Deducting Your Losses

If your property suffers damage from a natural disaster, you can most likely deduct some of that loss. There’s a lot of complexity in the details, but don’t worry—we’re going to break it down for you.

1. Casualty Loss Deduction

This deduction can be hugely helpful when you’ve experienced a loss from a natural disaster. Here’s how to break down the math:

  1. Calculate the value of the property before the damage. Let’s say a hurricane strikes your $100,000 home and badly damages it. After the storm, the fair market value is $80,000, which means the loss is $20,000.
  2. Subtract all insurance proceeds or reimbursements. If you file an insurance claim following the storm and your insurance company will cover $10,000 of that $20,000 loss, you subtract that insurance payout. This results in a loss of $10,000.
  3. Apply the $100 rule. Once you’ve calculated the casualty loss on your home, reduce that loss by $100. This $100 is applied for each casualty loss event, not for each item damaged. (So if you also have a boat that was damaged, you’d still only apply that first $100.) Apply the $100 rule to your $10,000 loss, and your casualty loss on your home is now $9,900.
  4. Apply the 10 percent rule. Another reduction to the lost is to reduce the total of your casualty losses for the year by 10 percent of your adjusted gross income. If your income is $50,000 for the year, subtract $5,000 from your $9,900. Your total casualty loss will be $4,900!

You Can’t Deduct Everything

Not everything applies to your casualty loss in the eyes of the IRS. Loss of future income or profits, for example, don’t factor in. So if you have an income-producing investment property, you can’t add the two months of anticipated lost income to your $4,900 total.

However, there are a few exceptions, as well as other difference between personal use and business property. The IRS dives into more of the details on their website.

2. Other Deductions and Tax Credits

In the past, the IRS has offered victims of natural disasters a host of other benefits, and they’ll typically announce them on their website. You may be able to take advantage of educational credits, speeding up of the Earned Income Tax Credit, and waived penalties for early IRA withdrawals.

Taking Advantage of Tax Filing Benefits

Deductions aren’t the only benefits the IRS offers following a natural disaster. Here are the tax filing advantages you may be able to access, too.

1. Tax Extensions

Most taxpayers find it trying enough to file taxes in the first place.
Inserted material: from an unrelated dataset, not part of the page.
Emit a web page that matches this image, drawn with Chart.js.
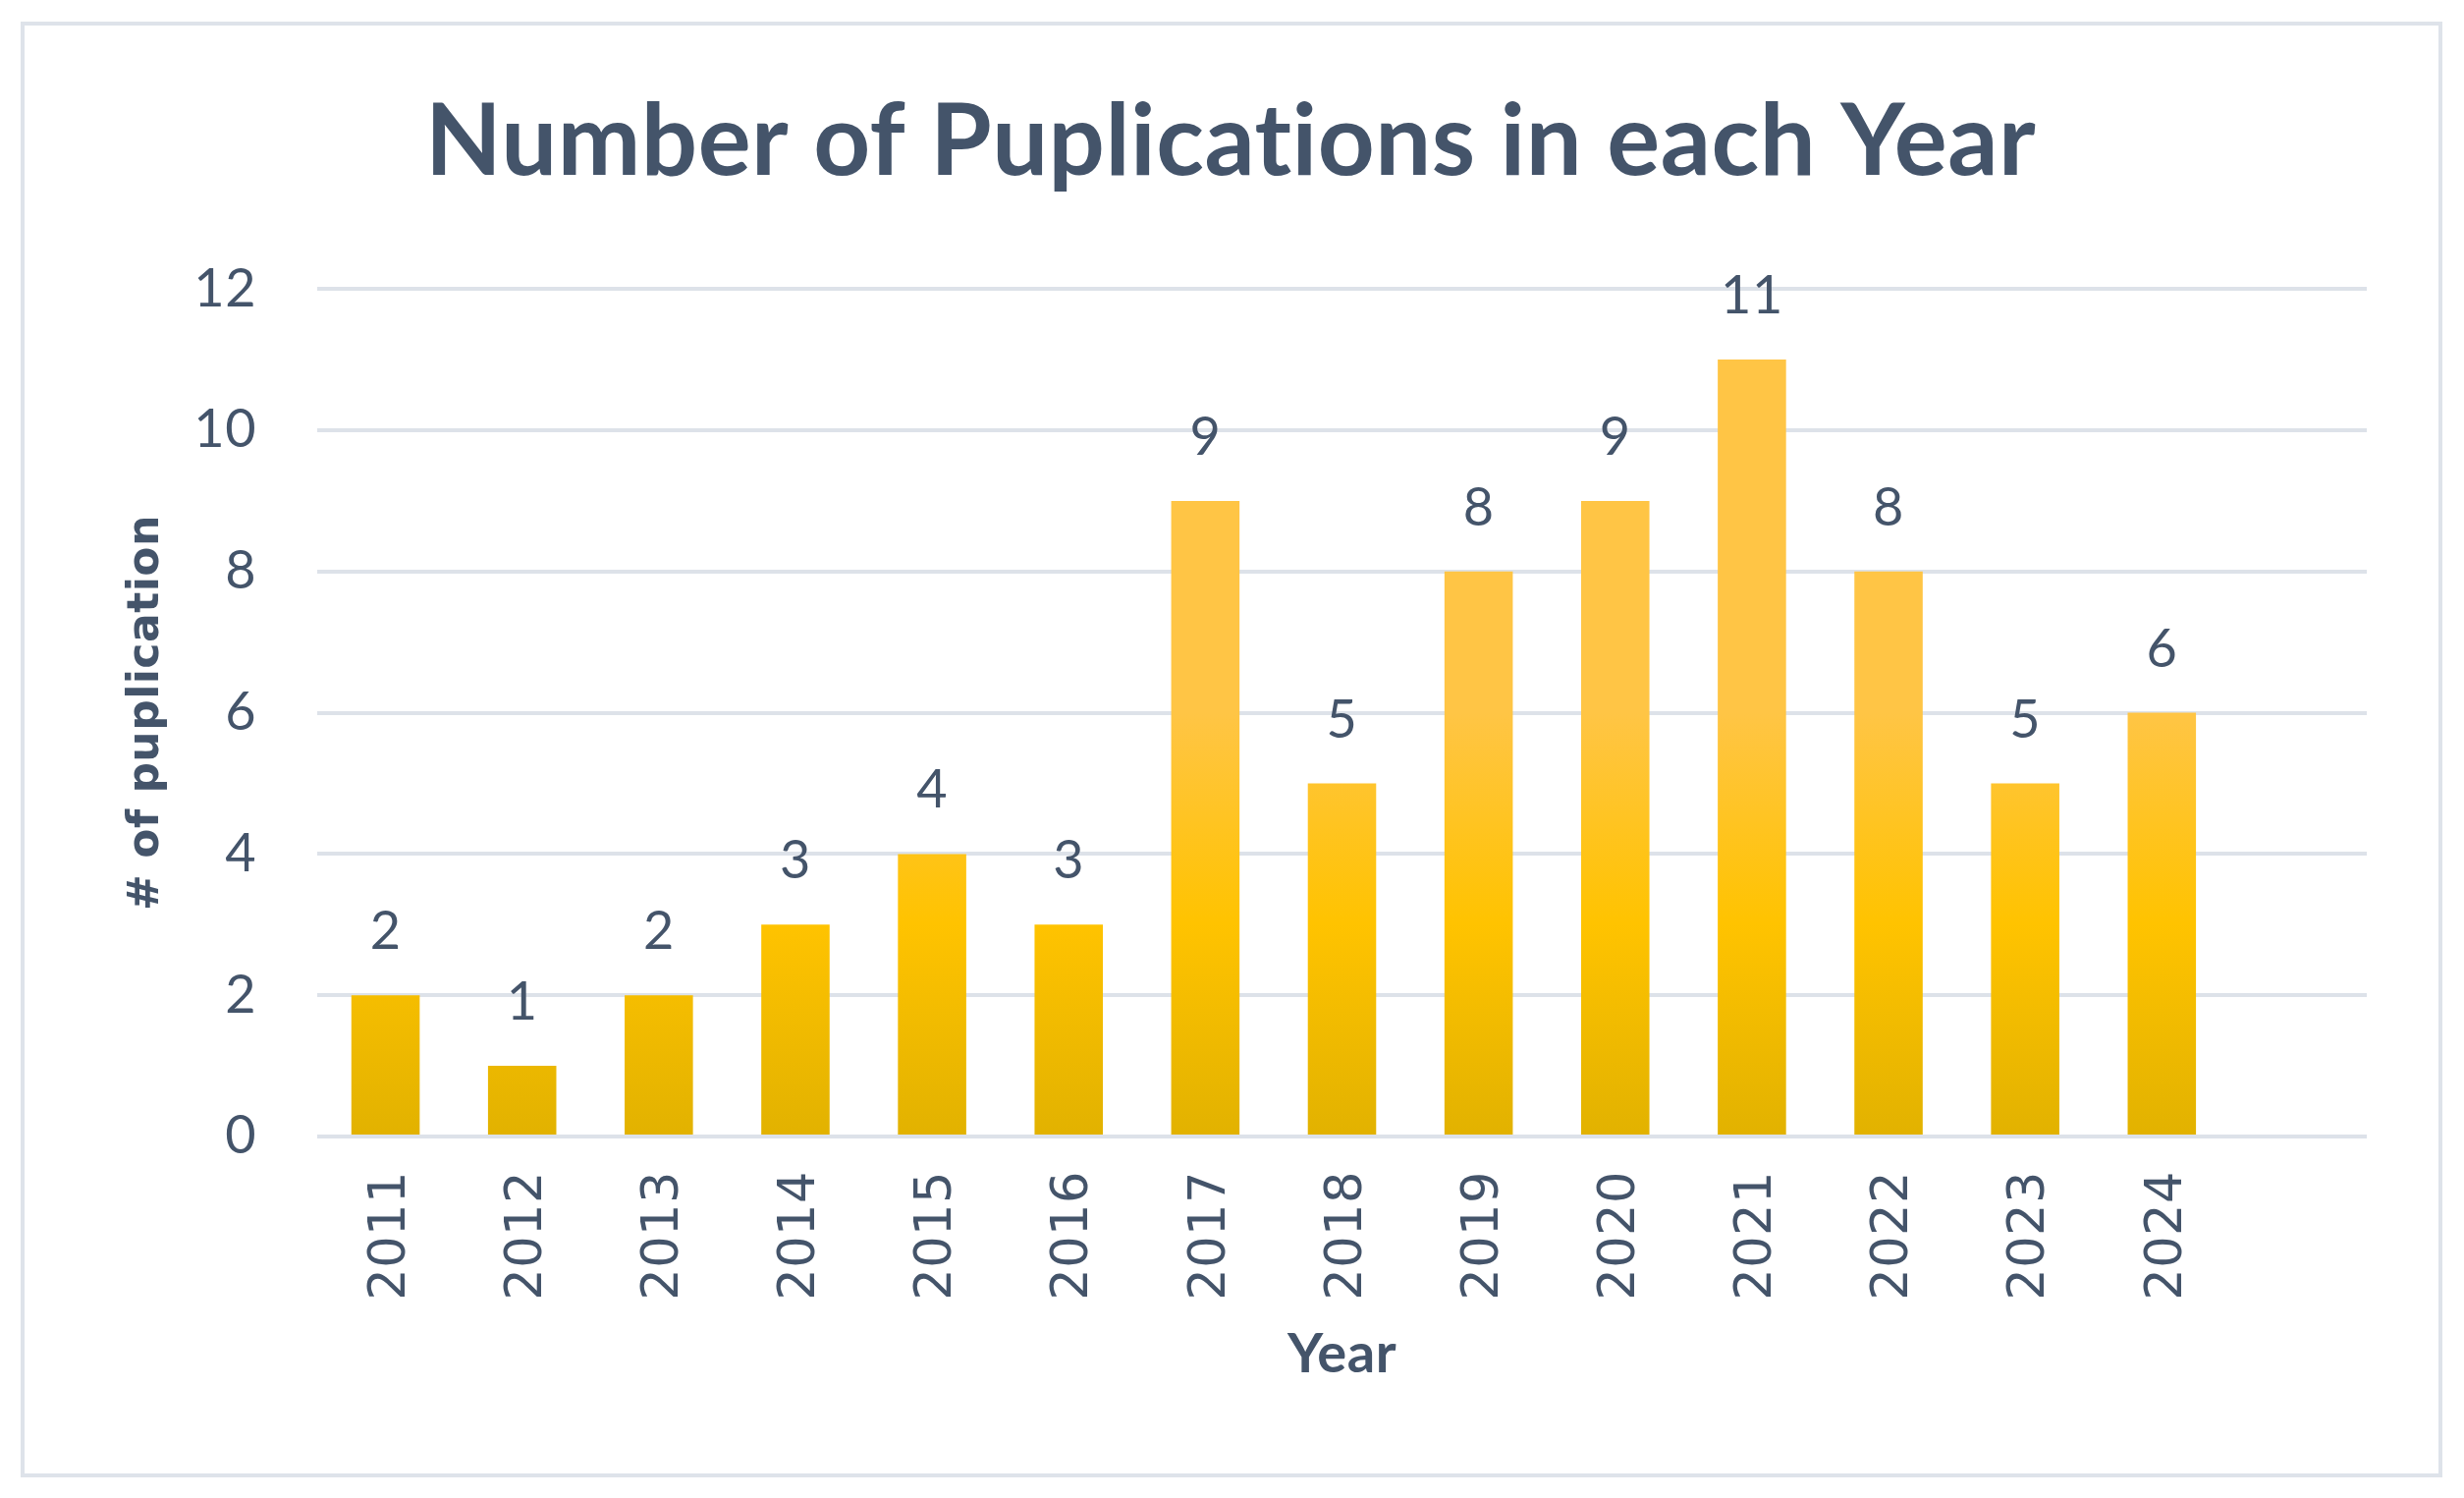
<!DOCTYPE html>
<html>
<head>
<meta charset="utf-8">
<script src="https://cdn.jsdelivr.net/npm/chart.js@4"></script>
<style>
  html, body { margin: 0; padding: 0; background: #ffffff; }
  #wrap { width: 2509px; height: 1525px; position: relative; }
  canvas { display: block; }
</style>
</head>
<body>
<div id="wrap"><canvas id="c" width="2509" height="1525"></canvas></div>
<script>
// ---- data ----
const categories = ['2011','2012','2013','2014','2015','2016','2017','2018','2019','2020','2021','2022','2023','2024',''];
const publications = [2, 1, 2, 3, 4, 3, 9, 5, 8, 9, 11, 8, 5, 6];
const yTicks = [0, 2, 4, 6, 8, 10, 12];
const titleText = 'Number of Puplications in each Year';
const xTitle = 'Year';
const yTitle = '# of puplication';

const TEXT = '#44546A';
const GRID = '#DDE2E9';

const borderPlugin = {
  id: 'frame',
  beforeDraw(chart) {
    const ctx = chart.ctx;
    ctx.save();
    ctx.fillStyle = '#ffffff';
    ctx.fillRect(0, 0, chart.width, chart.height);
    ctx.strokeStyle = '#DEE3EA';
    ctx.lineWidth = 4;
    ctx.strokeRect(23, 24, 2462, 1478);
    ctx.restore();
    // small letter spacing disables "ti" ligature of the substitute font
    if ('letterSpacing' in ctx) ctx.letterSpacing = '0.5px';
  }
};

const gradientPlugin = {
  id: 'barGradient',
  beforeDatasetsDraw(chart) {
    const ctx = chart.ctx;
    chart.getSortedVisibleDatasetMetas().forEach(meta => {
      meta.data.forEach(bar => {
        const top = bar.y, base = bar.base;
        const g = ctx.createLinearGradient(0, top, 0, base);
        g.addColorStop(0, '#FFC545');
        g.addColorStop(0.5, '#FFC300');
        g.addColorStop(1, '#E2B200');
        bar.options.backgroundColor = g;
      });
    });
  }
};

const labelPlugin = {
  id: 'valueLabels',
  afterDatasetsDraw(chart) {
    const ctx = chart.ctx;
    ctx.save();
    ctx.fillStyle = TEXT;
    ctx.font = '54px Lato';
    ctx.textAlign = 'center';
    ctx.textBaseline = 'alphabetic';
    const meta = chart.getDatasetMeta(0);
    meta.data.forEach((bar, i) => {
      const v = chart.data.datasets[0].data[i];
      if (v == null) return;
      ctx.fillText(String(v), bar.x, bar.y - 47);
    });
    ctx.restore();
  }
};

new Chart(document.getElementById('c'), {
  type: 'bar',
  data: {
    labels: categories,
    datasets: [{
      data: publications,
      backgroundColor: '#FFC000',
      borderWidth: 0,
      barPercentage: 0.5,
      categoryPercentage: 1.0
    }]
  },
  options: {
    responsive: false,
    animation: false,
    devicePixelRatio: 1,
    layout: { padding: { left: 96, right: 99, top: 0, bottom: 0 } },
    plugins: {
      legend: { display: false },
      tooltip: { enabled: false },
      title: {
        display: true,
        text: titleText,
        color: TEXT,
        font: { family: 'Lato', size: 101, weight: 'bold', lineHeight: 1.2 },
        padding: { top: 85, bottom: 88 }
      }
    },
    scales: {
      x: {
        grid: { display: false, drawTicks: false },
        border: { display: false },
        ticks: {
          color: TEXT,
          font: { family: 'DejaVu Sans', size: 51 },
          autoSkip: false,
          maxRotation: 90,
          minRotation: 90,
          padding: 35,
          labelOffset: 6
        },
        title: {
          display: true,
          text: xTitle,
          color: TEXT,
          font: { family: 'Lato', size: 56, weight: 'bold', lineHeight: 1.2 },
          padding: { top: 0, bottom: 112 }
        },
        afterFit(scale) { scale.height = 368; }
      },
      y: {
        min: 0,
        max: 12,
        afterBuildTicks(scale) { scale.ticks = yTicks.map(v => ({ value: v })); },
        grid: { color: GRID, lineWidth: 4, drawTicks: false },
        border: { display: false },
        ticks: {
          color: TEXT,
          font: { family: 'Lato', size: 54 },
          padding: 62
        },
        title: {
          display: true,
          text: yTitle,
          color: TEXT,
          font: { family: 'DejaVu Sans', size: 44, weight: 'bold', lineHeight: 1.2 },
          padding: { top: 27, bottom: 0 }
        },
        afterFit(scale) { scale.width = 227; }
      }
    }
  },
  plugins: [borderPlugin, gradientPlugin, labelPlugin]
});
</script>
</body>
</html>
Following a disaster, however, meeting a tax deadline for filing and making installment tax payments can become near-Herculean tasks.
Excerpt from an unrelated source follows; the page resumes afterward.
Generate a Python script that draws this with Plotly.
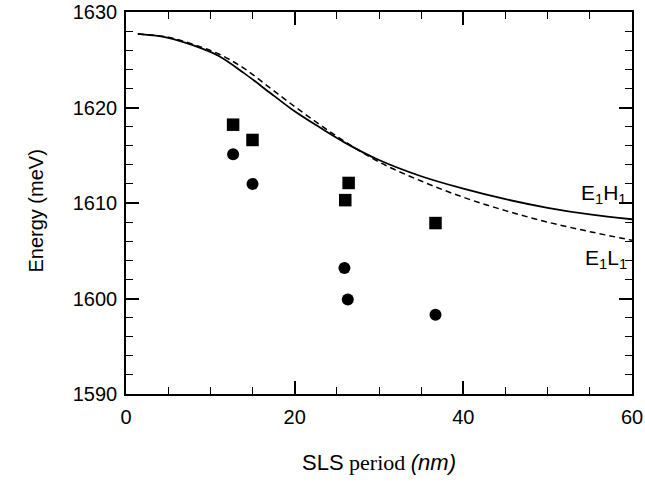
import plotly.graph_objects as go

# theory curves (SLS period in nm, energy in meV)
period_curve = [1.4, 5, 8, 11, 14, 17, 20, 23, 26, 30, 35, 40, 45, 50, 55, 60]
e1h1 = [1627.7, 1627.3, 1626.5, 1625.4, 1623.6, 1621.6, 1619.6, 1617.9,
        1616.3, 1614.5, 1612.8, 1611.5, 1610.4, 1609.5, 1608.8, 1608.3]
e1l1 = [1627.7, 1627.35, 1626.6, 1625.6, 1624.1, 1622.1, 1620.1, 1618.2,
        1616.4, 1614.3, 1612.3, 1610.6, 1609.2, 1608.0, 1607.0, 1606.1]

# measured points
sq_period = [12.7, 15.0, 26.4, 26.0, 36.7]
sq_energy = [1618.2, 1616.6, 1612.1, 1610.3, 1607.9]
ci_period = [12.7, 15.0, 25.9, 26.3, 36.7]
ci_energy = [1615.1, 1612.0, 1603.2, 1599.9, 1598.3]

fig = go.Figure()
fig.add_trace(go.Scatter(x=period_curve, y=e1l1, mode="lines", line_shape="spline",
                         line=dict(color="black", width=1.5, dash="6px,4px")))
fig.add_trace(go.Scatter(x=period_curve, y=e1h1, mode="lines", line_shape="spline",
                         line=dict(color="black", width=1.8)))
fig.add_trace(go.Scatter(x=sq_period, y=sq_energy, mode="markers",
                         marker=dict(symbol="square", size=12.5, color="black")))
fig.add_trace(go.Scatter(x=ci_period, y=ci_energy, mode="markers",
                         marker=dict(symbol="circle", size=12, color="black")))

font_sans = "Liberation Sans, Arial, sans-serif"

fig.add_annotation(x=59.6, y=1610.9, xanchor="right", yanchor="middle", showarrow=False,
                   text="E<sub>1</sub>H<sub>1</sub>", font=dict(size=21, color="black", family=font_sans))
fig.add_annotation(x=59.6, y=1604.1, xanchor="right", yanchor="middle", showarrow=False,
                   text="E<sub>1</sub>L<sub>1</sub>", font=dict(size=21, color="black", family=font_sans))

# axis titles placed as annotations
fig.add_annotation(xref="paper", yref="paper", x=-0.178, y=0.48, textangle=-90,
                   xanchor="center", yanchor="middle", showarrow=False, text="Energy (meV)",
                   font=dict(size=20, color="black", family=font_sans))
fig.add_annotation(xref="paper", yref="paper", x=0.5, y=-0.18,
                   xanchor="center", yanchor="middle", showarrow=False,
                   text='SLS<span style="font-family:Liberation Serif, Times New Roman, serif"> period </span><i>(nm)</i>',
                   font=dict(size=22, color="black", family=font_sans))

axis_common = dict(showline=True, linecolor="black", linewidth=1.5, mirror="ticks",
                   ticks="inside", ticklen=13, tickwidth=1.5, tickcolor="black",
                   showgrid=False, zeroline=False, automargin=False,
                   tickfont=dict(size=20, family=font_sans, color="black"))

fig.update_layout(
    width=645, height=494,
    margin=dict(l=126, r=13, t=12, b=100),
    paper_bgcolor="white", plot_bgcolor="white",
    showlegend=False,
    font=dict(family=font_sans, size=20, color="black"),
    xaxis=dict(range=[0, 60], dtick=20, tick0=0, ticklabelstandoff=4,
               minor=dict(dtick=5, ticks="inside", ticklen=7, tickwidth=1.2, tickcolor="black"),
               **axis_common),
    yaxis=dict(range=[1590, 1630], dtick=10, tick0=1590, ticklabelstandoff=3,
               minor=dict(dtick=2, ticks="inside", ticklen=7, tickwidth=1.2, tickcolor="black"),
               **axis_common),
)

# drop the default 8px page margin so the figure sits at the window origin
fig.write_html("out.html", config={"displayModeBar": False},
               post_script="document.body.style.margin='0px';")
Historically, the IRS responds to natural disasters by offering extensions and postponing certain deadlines for both personal filers as well as business owners. If you keep your financial records within the declared disaster zone, you’ll likely get the same extensions—even if you don’t live in the affected area!

Disaster Tax Relief Record Keeping

Keeping a detailed record of everything relating to your assets, losses, and insurance is especially critical when filing. Regularly working with an accountant or tax professional can help, but the IRS also supports your efforts by waiving its usual fee for copies of past returns.

2. Tax Amendments & Speedier Filing

When disaster strikes, financial relief simply can’t come soon enough.

To help you get the assistance you need, the IRS allows you to deduct a portion of your losses from a federally declared disaster on your most recent tax return—but you don’t have to wait! Once you have a firm grasp on your losses, you can file an amendment to your tax return. This gets the refund process started much sooner and get you the money you need faster.

(Heads up: This element of the loss deduction benefit can be a bit tricky for a first timer. Consulting with a tax professional can really help you get the most benefit.)

Helping From Afar

If you haven’t been directly affected by a natural disaster, there are still ways to help.

  1. Donate money. Charitable donations are tax-deductible, so research the nonprofits and charities working to help the recovery in the wake of the storm, fire, or other disaster.
  2. Donate time. The IRS allows many companies to provide tax-free financial assistance to workers. Check with your employer to see if they permit PTO donations. Some employers will allow you, in essence, to “sell” paid leave to them, who will donate the cash equivalent to an employee who has been hit by the disaster. As an added benefit, this gift is tax-deductible!

Coming Together Following the Disaster

In the wake of disaster, finances are just one portion of the potentially immense losses. Unfortunately, as hundreds of thousands learn each year, the financial losses associated with a natural disaster often add another difficult obstacle to the recovery process.

If you’ve found yourself the victim of a storm, fire, or earthquake, we’re here for you. And so is the IRS. Hopefully, with this information at hand, you can recoup some of your losses and begin to look ahead at the future.